[Dataset rows]
-=-=-

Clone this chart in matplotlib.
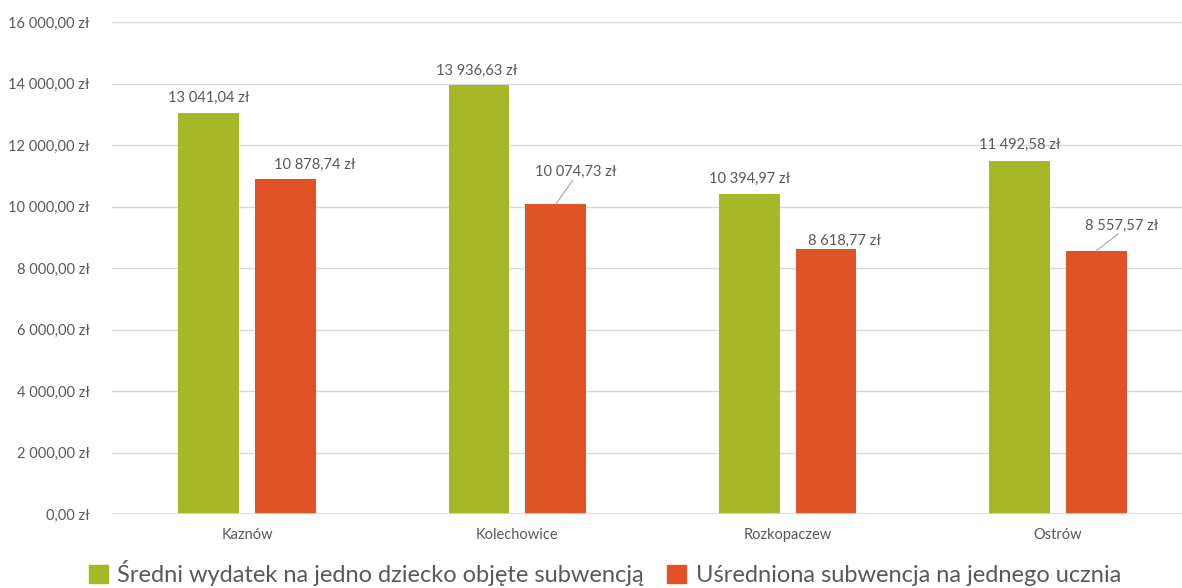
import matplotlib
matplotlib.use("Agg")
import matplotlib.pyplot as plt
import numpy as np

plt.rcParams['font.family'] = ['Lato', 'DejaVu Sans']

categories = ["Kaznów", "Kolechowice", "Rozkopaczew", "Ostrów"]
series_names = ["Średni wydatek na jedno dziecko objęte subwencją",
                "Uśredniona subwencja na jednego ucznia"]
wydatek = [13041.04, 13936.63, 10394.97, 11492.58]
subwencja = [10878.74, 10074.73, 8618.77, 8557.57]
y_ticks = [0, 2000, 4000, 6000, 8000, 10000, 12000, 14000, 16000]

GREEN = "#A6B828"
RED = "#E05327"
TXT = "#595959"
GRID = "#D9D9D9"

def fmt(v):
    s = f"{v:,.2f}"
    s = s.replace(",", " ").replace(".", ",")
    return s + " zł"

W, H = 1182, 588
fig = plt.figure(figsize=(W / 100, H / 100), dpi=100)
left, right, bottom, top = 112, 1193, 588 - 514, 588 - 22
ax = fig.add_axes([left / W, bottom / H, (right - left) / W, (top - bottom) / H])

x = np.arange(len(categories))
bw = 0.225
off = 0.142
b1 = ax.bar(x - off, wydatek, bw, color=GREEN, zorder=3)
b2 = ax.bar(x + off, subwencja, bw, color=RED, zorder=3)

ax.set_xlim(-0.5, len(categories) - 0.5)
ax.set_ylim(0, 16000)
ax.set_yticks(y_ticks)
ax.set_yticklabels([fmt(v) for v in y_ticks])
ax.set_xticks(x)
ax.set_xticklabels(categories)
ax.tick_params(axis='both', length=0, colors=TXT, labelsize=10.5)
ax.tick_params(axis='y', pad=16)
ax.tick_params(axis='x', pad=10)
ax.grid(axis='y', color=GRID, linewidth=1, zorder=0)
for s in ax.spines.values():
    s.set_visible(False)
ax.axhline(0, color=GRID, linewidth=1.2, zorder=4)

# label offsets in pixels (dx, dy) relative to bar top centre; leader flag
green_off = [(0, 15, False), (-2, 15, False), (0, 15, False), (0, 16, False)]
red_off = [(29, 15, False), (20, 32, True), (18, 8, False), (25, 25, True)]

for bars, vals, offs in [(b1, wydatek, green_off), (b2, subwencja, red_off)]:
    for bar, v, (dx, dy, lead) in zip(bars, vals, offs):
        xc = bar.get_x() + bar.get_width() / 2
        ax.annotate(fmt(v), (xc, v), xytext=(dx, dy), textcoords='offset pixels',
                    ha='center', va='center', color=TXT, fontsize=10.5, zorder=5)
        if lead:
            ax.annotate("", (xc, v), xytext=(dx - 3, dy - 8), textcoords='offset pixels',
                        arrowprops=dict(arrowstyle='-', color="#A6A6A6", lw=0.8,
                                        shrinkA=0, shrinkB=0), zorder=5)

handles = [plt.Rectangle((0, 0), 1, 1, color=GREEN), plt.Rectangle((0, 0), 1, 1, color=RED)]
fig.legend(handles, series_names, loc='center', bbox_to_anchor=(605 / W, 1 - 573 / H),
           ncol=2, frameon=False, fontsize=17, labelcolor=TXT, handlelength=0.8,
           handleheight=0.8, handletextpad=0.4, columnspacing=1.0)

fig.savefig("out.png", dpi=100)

-=-=-

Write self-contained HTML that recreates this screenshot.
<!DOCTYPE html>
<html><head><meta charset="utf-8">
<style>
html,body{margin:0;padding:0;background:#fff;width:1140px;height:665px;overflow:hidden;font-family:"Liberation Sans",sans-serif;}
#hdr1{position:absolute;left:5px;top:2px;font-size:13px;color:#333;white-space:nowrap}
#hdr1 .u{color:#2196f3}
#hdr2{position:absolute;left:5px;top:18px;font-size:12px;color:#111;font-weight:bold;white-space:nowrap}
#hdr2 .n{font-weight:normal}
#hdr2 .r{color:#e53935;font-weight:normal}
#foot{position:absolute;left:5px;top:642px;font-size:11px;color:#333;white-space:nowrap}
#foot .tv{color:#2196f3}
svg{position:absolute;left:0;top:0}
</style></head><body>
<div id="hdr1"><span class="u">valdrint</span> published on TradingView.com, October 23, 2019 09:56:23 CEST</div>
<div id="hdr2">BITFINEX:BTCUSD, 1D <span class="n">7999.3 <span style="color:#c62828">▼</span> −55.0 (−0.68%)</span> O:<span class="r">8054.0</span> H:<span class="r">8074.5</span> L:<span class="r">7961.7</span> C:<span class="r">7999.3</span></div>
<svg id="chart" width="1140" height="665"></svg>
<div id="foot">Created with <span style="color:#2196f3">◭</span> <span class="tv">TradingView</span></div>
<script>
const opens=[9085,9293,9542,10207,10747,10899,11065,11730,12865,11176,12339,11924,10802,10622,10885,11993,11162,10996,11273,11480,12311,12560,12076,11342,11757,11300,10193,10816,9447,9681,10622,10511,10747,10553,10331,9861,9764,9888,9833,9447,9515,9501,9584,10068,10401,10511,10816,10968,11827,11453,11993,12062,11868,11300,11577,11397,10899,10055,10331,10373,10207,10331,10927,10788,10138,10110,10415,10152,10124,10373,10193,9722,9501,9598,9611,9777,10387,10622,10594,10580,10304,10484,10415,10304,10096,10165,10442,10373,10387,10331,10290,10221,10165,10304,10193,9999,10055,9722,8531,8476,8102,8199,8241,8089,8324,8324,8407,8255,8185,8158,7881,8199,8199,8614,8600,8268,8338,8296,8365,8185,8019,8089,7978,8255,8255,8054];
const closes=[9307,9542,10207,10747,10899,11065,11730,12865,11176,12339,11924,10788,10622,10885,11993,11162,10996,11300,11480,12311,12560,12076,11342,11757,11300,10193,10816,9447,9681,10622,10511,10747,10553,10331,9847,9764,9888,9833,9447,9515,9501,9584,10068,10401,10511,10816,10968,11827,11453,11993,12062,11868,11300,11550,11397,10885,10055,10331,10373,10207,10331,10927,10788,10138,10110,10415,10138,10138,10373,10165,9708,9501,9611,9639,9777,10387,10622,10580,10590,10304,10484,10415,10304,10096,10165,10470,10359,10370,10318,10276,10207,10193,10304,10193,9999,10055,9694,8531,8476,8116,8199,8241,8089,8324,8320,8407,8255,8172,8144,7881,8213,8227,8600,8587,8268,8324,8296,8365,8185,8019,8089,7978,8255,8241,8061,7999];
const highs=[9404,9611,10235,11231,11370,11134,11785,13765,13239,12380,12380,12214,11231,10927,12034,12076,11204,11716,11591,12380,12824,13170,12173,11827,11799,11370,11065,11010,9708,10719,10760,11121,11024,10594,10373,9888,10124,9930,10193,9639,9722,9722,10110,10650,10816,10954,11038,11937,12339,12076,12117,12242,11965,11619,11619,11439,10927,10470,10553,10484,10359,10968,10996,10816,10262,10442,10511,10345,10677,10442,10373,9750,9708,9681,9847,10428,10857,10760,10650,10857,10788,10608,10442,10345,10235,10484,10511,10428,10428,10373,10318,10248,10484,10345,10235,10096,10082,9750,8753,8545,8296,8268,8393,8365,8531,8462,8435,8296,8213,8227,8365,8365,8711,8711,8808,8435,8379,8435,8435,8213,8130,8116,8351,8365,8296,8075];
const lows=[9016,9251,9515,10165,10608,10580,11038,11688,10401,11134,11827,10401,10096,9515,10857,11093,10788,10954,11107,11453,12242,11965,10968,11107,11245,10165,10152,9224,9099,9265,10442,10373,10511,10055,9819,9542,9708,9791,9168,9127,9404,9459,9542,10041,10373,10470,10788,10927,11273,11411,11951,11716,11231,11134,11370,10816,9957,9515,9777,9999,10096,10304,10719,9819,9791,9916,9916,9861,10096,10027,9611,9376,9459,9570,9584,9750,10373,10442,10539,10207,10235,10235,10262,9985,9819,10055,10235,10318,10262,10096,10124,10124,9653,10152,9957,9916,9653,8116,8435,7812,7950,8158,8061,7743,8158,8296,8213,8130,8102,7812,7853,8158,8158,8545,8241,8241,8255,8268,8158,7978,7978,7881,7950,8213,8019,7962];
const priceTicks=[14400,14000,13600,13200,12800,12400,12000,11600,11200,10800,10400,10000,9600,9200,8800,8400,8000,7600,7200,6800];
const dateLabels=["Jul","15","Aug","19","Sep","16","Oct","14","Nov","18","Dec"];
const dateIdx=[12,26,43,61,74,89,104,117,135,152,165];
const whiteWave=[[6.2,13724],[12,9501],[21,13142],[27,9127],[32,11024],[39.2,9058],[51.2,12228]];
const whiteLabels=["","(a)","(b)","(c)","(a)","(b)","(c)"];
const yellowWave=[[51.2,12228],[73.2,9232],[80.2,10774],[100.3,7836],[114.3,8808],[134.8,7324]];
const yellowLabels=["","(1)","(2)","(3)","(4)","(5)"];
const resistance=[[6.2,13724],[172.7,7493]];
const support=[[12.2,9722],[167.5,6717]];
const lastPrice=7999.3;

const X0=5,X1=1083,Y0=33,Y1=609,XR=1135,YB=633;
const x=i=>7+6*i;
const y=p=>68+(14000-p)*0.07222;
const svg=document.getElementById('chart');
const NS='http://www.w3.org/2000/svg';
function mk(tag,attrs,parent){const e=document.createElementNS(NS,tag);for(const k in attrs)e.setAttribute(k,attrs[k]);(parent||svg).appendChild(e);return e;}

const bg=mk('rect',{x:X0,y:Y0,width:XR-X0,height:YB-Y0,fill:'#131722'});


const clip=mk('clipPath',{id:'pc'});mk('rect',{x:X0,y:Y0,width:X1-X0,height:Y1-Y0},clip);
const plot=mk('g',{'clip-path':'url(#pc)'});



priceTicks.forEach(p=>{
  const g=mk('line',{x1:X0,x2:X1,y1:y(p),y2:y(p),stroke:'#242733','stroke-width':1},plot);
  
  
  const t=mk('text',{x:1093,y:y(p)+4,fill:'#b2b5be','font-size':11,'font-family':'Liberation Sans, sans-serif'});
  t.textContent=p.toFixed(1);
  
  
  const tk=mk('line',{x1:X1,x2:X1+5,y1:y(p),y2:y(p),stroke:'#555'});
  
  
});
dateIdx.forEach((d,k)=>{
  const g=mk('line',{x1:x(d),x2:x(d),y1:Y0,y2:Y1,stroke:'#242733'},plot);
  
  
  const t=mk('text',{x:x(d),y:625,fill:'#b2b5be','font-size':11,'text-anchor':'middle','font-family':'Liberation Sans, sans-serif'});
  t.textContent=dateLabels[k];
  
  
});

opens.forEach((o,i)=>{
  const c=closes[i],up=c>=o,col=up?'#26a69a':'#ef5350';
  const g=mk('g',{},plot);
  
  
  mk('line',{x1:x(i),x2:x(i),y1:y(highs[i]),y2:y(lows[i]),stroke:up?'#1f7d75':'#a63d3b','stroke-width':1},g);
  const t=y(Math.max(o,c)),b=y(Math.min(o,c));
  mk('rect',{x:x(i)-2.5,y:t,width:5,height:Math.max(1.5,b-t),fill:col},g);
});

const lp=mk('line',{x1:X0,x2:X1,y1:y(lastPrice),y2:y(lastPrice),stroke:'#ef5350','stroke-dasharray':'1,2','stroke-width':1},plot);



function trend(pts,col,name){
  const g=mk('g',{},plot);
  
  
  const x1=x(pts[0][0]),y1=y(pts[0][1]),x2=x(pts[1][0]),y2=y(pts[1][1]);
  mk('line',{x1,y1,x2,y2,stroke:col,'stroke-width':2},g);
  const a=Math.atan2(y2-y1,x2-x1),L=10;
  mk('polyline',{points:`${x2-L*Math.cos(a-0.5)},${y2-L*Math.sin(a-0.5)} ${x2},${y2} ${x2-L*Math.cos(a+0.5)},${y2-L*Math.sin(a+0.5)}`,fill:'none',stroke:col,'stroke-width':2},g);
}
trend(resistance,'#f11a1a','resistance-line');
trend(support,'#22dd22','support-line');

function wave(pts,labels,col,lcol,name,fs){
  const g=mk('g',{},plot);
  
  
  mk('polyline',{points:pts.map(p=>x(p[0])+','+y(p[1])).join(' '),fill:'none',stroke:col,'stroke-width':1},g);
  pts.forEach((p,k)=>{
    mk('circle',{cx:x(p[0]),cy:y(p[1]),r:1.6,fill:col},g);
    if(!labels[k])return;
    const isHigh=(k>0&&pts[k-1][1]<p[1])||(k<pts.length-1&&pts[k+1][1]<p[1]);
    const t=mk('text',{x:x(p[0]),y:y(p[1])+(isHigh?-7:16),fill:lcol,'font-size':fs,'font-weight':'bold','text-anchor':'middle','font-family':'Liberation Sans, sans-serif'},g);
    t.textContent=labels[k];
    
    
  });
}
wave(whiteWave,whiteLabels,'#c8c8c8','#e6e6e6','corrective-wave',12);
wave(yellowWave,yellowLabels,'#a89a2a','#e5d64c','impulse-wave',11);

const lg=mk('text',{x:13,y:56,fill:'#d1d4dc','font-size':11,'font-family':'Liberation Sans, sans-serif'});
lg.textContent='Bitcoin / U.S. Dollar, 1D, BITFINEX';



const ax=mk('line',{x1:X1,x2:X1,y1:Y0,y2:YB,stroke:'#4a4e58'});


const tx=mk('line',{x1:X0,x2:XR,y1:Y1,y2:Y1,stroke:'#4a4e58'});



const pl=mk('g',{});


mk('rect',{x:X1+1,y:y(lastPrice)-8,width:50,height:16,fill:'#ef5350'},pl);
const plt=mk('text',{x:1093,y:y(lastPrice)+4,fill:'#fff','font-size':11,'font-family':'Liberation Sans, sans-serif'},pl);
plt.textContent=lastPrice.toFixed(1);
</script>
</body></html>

-=-=-

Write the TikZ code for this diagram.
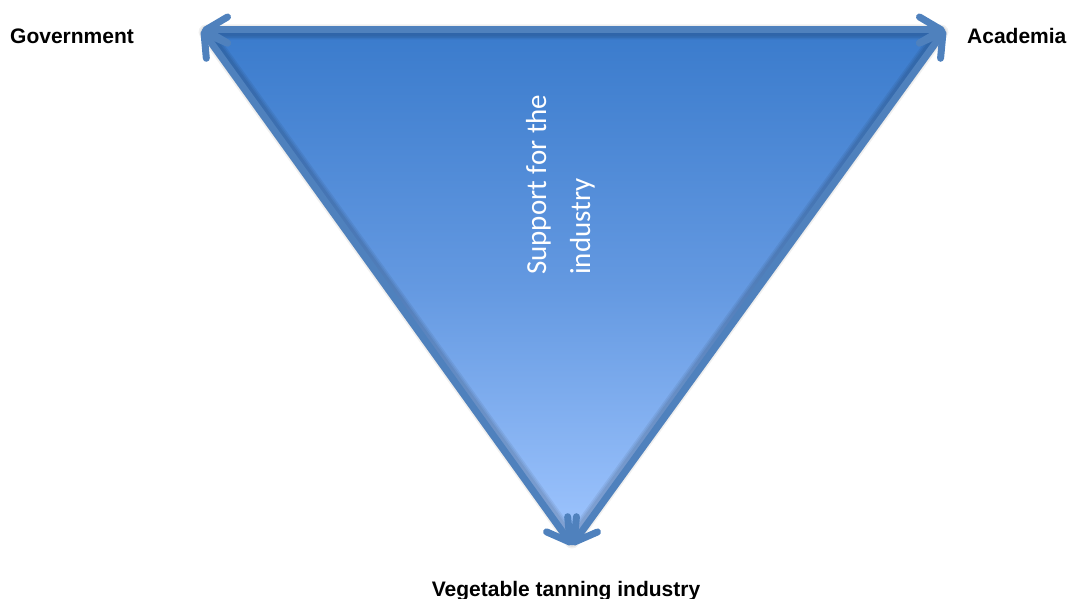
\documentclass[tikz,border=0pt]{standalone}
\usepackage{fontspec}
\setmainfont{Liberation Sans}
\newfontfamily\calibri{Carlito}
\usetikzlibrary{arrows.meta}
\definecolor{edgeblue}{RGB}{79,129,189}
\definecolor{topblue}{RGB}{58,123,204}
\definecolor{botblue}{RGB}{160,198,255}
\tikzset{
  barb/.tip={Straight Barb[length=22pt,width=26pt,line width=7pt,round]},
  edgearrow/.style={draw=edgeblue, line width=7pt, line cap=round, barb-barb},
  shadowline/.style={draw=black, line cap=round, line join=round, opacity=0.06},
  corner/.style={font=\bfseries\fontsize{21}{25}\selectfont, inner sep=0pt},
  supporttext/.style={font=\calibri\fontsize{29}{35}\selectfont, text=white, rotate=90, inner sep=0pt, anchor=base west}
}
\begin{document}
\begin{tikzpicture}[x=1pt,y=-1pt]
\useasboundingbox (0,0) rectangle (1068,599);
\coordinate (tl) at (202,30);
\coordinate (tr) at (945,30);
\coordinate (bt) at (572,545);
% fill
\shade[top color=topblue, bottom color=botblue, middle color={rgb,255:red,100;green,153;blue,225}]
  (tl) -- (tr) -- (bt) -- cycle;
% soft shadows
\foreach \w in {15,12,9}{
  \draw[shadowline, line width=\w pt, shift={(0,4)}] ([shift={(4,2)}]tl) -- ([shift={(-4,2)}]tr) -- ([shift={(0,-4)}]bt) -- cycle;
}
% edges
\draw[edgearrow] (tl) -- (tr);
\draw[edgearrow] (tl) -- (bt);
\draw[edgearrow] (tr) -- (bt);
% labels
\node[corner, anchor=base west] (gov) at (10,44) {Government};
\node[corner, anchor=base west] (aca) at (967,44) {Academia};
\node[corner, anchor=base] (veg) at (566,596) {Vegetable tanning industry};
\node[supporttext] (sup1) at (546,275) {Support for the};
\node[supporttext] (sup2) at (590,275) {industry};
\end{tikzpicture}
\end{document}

-=-=-

**Written problem**. Extract the part of the records that opens with the line containing "Clone this chart in matplotlib." and closes with the line containing "(25, 25, True)]". Take only those lines, exactly, and no pictures.

**Exercise solution**.
Clone this chart in matplotlib.
import matplotlib
matplotlib.use("Agg")
import matplotlib.pyplot as plt
import numpy as np

plt.rcParams['font.family'] = ['Lato', 'DejaVu Sans']

categories = ["Kaznów", "Kolechowice", "Rozkopaczew", "Ostrów"]
series_names = ["Średni wydatek na jedno dziecko objęte subwencją",
                "Uśredniona subwencja na jednego ucznia"]
wydatek = [13041.04, 13936.63, 10394.97, 11492.58]
subwencja = [10878.74, 10074.73, 8618.77, 8557.57]
y_ticks = [0, 2000, 4000, 6000, 8000, 10000, 12000, 14000, 16000]

GREEN = "#A6B828"
RED = "#E05327"
TXT = "#595959"
GRID = "#D9D9D9"

def fmt(v):
    s = f"{v:,.2f}"
    s = s.replace(",", " ").replace(".", ",")
    return s + " zł"

W, H = 1182, 588
fig = plt.figure(figsize=(W / 100, H / 100), dpi=100)
left, right, bottom, top = 112, 1193, 588 - 514, 588 - 22
ax = fig.add_axes([left / W, bottom / H, (right - left) / W, (top - bottom) / H])

x = np.arange(len(categories))
bw = 0.225
off = 0.142
b1 = ax.bar(x - off, wydatek, bw, color=GREEN, zorder=3)
b2 = ax.bar(x + off, subwencja, bw, color=RED, zorder=3)

ax.set_xlim(-0.5, len(categories) - 0.5)
ax.set_ylim(0, 16000)
ax.set_yticks(y_ticks)
ax.set_yticklabels([fmt(v) for v in y_ticks])
ax.set_xticks(x)
ax.set_xticklabels(categories)
ax.tick_params(axis='both', length=0, colors=TXT, labelsize=10.5)
ax.tick_params(axis='y', pad=16)
ax.tick_params(axis='x', pad=10)
ax.grid(axis='y', color=GRID, linewidth=1, zorder=0)
for s in ax.spines.values():
    s.set_visible(False)
ax.axhline(0, color=GRID, linewidth=1.2, zorder=4)

# label offsets in pixels (dx, dy) relative to bar top centre; leader flag
green_off = [(0, 15, False), (-2, 15, False), (0, 15, False), (0, 16, False)]
red_off = [(29, 15, False), (20, 32, True), (18, 8, False), (25, 25, True)]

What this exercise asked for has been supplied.